Given any group $H$ and ring $A$, we defined the group ring $AH$. ([Algebraic Structures] §Algebras, ⁋Definition 5) Now fix an $AH$-module $M$, and define $M^H$ as the set

\[M^H=\left\{x\in M\mid \text{$hx=x$ for all $h\in H$}\right\}\]

where $hx$ is, of course, defined by viewing $h$ as an element of $AH$ via $h\mapsto \delta_h$ and then using the $AH$-module structure. Then $M^H$ is an $A$-submodule of $M$, but if the group $H$ is not commutative, it is generally not an $AH$-submodule. Also, if a subgroup $G$ of $H$ is given, it is obvious that $M^H\leq M^G$.

Now let $x\in M^G$ and $h\in H$ be given, and let $\bar{h}=hG$ be an element of $H/G$. Then since it is obvious that

\[\bar{h}x=(hG)x=\left\{hx\right\}\]

by a slight abuse of notation we may treat $hx$ and $\bar{h}x$ as the same. Then for any $h'\in H$, the formula

\[h'(\bar{h}x)=(h'\bar{h})x\]

holds.

Now assume that $[H:G]$ is finite. Then $H/G$ is a finite set, and so the sum

\[\sum_{\bar{h}\in H/G}\bar{h}x\]

is well defined. Moreover this sum is an element of $M^H$, because for any $h'\in H$,

\[h'\left( \sum_{\bar{h}\in H/G}\bar{h}x\right)=\sum_{\bar{h}\in H/G}(h'\bar{h})x=\sum_{\bar{z}\in H/G}\bar{z}x\]

holds.

Definition 1 In the above situation, define $\tr_{H/G}:M^G \rightarrow M^H$ by the formula

\[\tr_{H/G}(x)=\sum_{\bar{h}\in H/G} \bar{h}x\]

and call it the relative trace.

Then the following holds.

Proposition 2 The following hold.

For any $x\in M^G$ and $h\in H$, we have $hx\in M^{hGh^{-1}}$ and the formula $\tr_{H/hGh^{-1}}(hx)=\tr_{H/G}(x)$ holds.
For subgroups $F\leq G\leq H$, we have $\tr_{H/G}\circ\tr_{G/F}=tr_{H/F}$.
For any $x\in M^H$, we have $\tr_{H/G}(x)=[H:G].x$.

Symmetric Tensors

Now we begin the main definitions. First, for any $A$-module $M$, we can define an $S_n$-action on the $n$-th tensor power $\T^n(M)$ by the formula

\[\sigma(x_1\otimes x_2\otimes \cdots\otimes x_n)=x_{\sigma^{-1}(1)}\otimes \cdots\otimes x_{\sigma^{-1}(n)}\]
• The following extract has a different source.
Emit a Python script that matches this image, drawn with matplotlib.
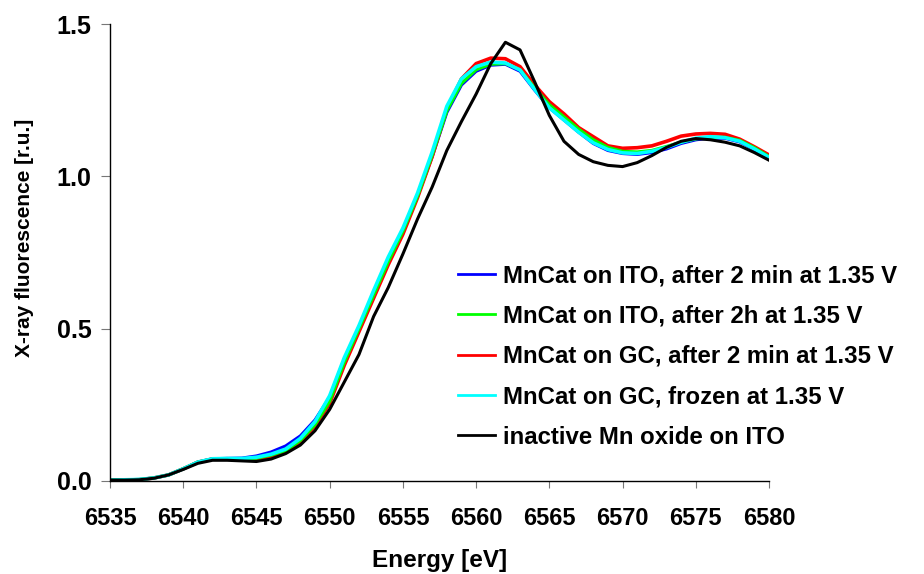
import matplotlib
matplotlib.use("Agg")
import matplotlib.pyplot as plt
import numpy as np

plt.rcParams['font.family'] = ['Liberation Sans', 'DejaVu Sans']
plt.rcParams['font.weight'] = 'bold'

#### --------------------------------------------------- data

energy = np.arange(6535, 6581, 1)

ito_2min = [0.003, 0.004, 0.005, 0.010, 0.020, 0.040, 0.062, 0.073, 0.074, 0.075,
            0.082, 0.095, 0.115, 0.148, 0.200, 0.275, 0.400, 0.505, 0.615, 0.725,
            0.825, 0.935, 1.065, 1.210, 1.300, 1.345, 1.365, 1.368, 1.345, 1.283,
            1.225, 1.185, 1.145, 1.108, 1.085, 1.075, 1.072, 1.078, 1.090, 1.108,
            1.120, 1.126, 1.125, 1.113, 1.088, 1.060]

ito_2h = [0.003, 0.004, 0.005, 0.010, 0.020, 0.040, 0.062, 0.072, 0.073, 0.072,
          0.075, 0.085, 0.100, 0.133, 0.185, 0.262, 0.390, 0.500, 0.610, 0.720,
          0.820, 0.935, 1.070, 1.215, 1.305, 1.350, 1.368, 1.370, 1.350, 1.290,
          1.235, 1.195, 1.155, 1.120, 1.095, 1.082, 1.080, 1.085, 1.098, 1.112,
          1.123, 1.128, 1.128, 1.118, 1.094, 1.065]

gc_2min = [0.003, 0.003, 0.004, 0.010, 0.020, 0.040, 0.062, 0.072, 0.073, 0.070,
           0.072, 0.080, 0.098, 0.128, 0.180, 0.255, 0.380, 0.490, 0.600, 0.710,
           0.810, 0.930, 1.065, 1.220, 1.320, 1.370, 1.388, 1.386, 1.360, 1.300,
           1.245, 1.205, 1.160, 1.130, 1.100, 1.092, 1.094, 1.100, 1.115, 1.132,
           1.139, 1.141, 1.138, 1.122, 1.097, 1.070]

gc_frozen = [0.003, 0.004, 0.005, 0.010, 0.020, 0.040, 0.062, 0.073, 0.074, 0.074,
             0.078, 0.088, 0.105, 0.140, 0.195, 0.280, 0.405, 0.510, 0.625, 0.735,
             0.830, 0.945, 1.080, 1.230, 1.320, 1.360, 1.375, 1.372, 1.349, 1.285,
             1.225, 1.185, 1.145, 1.110, 1.088, 1.077, 1.075, 1.082, 1.095, 1.112,
             1.125, 1.130, 1.127, 1.115, 1.090, 1.062]

inactive = [0.003, 0.003, 0.004, 0.009, 0.020, 0.038, 0.058, 0.068, 0.068, 0.066,
            0.064, 0.072, 0.090, 0.118, 0.165, 0.235, 0.325, 0.415, 0.540, 0.635,
            0.745, 0.860, 0.965, 1.085, 1.180, 1.270, 1.370, 1.440, 1.415, 1.310,
            1.200, 1.115, 1.072, 1.048, 1.036, 1.032, 1.045, 1.068, 1.095, 1.115,
            1.124, 1.120, 1.112, 1.100, 1.078, 1.053]

labels = ['MnCat on ITO, after 2 min at 1.35 V',
          'MnCat on ITO, after 2h at 1.35 V',
          'MnCat on GC, after 2 min at 1.35 V',
          'MnCat on GC, frozen at 1.35 V',
          'inactive Mn oxide on ITO']

xticks = [6535, 6540, 6545, 6550, 6555, 6560, 6565, 6570, 6575, 6580]
yticks = [0.0, 0.5, 1.0, 1.5]

#### --------------------------------------------------- plot

fig = plt.figure(figsize=(9.24, 5.74), dpi=100)
ax = fig.add_axes([110/924, 1-481/574, 659/924, 457/574])

l_blue, = ax.plot(energy, ito_2min, color='#0000FF', lw=2.3)
l_red, = ax.plot(energy, gc_2min, color='#FF0000', lw=2.6)
l_green, = ax.plot(energy, ito_2h, color='#00FF00', lw=2.3)
l_cyan, = ax.plot(energy, gc_frozen, color='#00FFFF', lw=2.6)
l_black, = ax.plot(energy, inactive, color='black', lw=2.2)

ax.set_xlim(6535, 6580)
ax.set_ylim(0, 1.5)
ax.set_xticks(xticks)
ax.set_yticks(yticks)
ax.set_yticklabels(['%.1f' % v for v in yticks])

for s in ['top', 'right']:
    ax.spines[s].set_visible(False)
for s in ['left', 'bottom']:
    ax.spines[s].set_linewidth(1.0)

ax.tick_params(axis='x', direction='out', length=5, width=0.8, color='#777777',
               labelsize=17, pad=14)
ax.tick_params(axis='y', direction='out', length=6.3, width=0.8, color='#777777',
               labelsize=18, pad=7)

fig.text(440/924, 1-561/574, 'Energy [eV]', ha='center', va='center',
         fontsize=17.5, fontweight='bold')
fig.text(25/924, 1-237.5/574, 'X-ray fluorescence [r.u.]', ha='center', va='center',
         rotation=90, fontsize=15, fontweight='bold')

leg = ax.legend([l_blue, l_green, l_red, l_cyan, l_black], labels,
                loc='center left', bbox_to_anchor=(458/924, 1-356.5/574),
                bbox_transform=fig.transFigure, frameon=False,
                borderpad=0, borderaxespad=0, handlelength=1.55,
                handletextpad=0.33, labelspacing=0.72,
                prop={'size': 17.3, 'weight': 'bold'})
for h in leg.get_lines():
    h.set_linewidth(2.0)

plt.savefig('out.png', dpi=100)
Definition 3 In the above situation, elements $z\in \T^nM$ satisfying

\[\sigma z=z\qquad\text{for all $\sigma\in S_n$}\]

are called $n$th symmetric tensors, and their set $\Sym^n(M)$ is called the $n$-th symmetric power. Their (graded) direct sum is written as

\[\Sym(M)=\bigoplus_{d=0}^\infty \Sym^d(M)\]

$\Sym(M)$ must be distinguished from the symmetric algebra $\S(M)$ defined earlier, but in good cases we can show that the two are isomorphic.

First let us define the product of two symmetric tensors. In general, given any two symmetric tensors

\[x=x_1\otimes x_2\otimes \cdots\otimes x_p,\qquad y=y_1\otimes y_2\otimes \cdots\otimes y_q\]

their product as tensors

\[x\otimes y=x_1\otimes x_2\otimes \cdots\otimes x_p\otimes y_1\otimes y_2\otimes \cdots\otimes y_q\]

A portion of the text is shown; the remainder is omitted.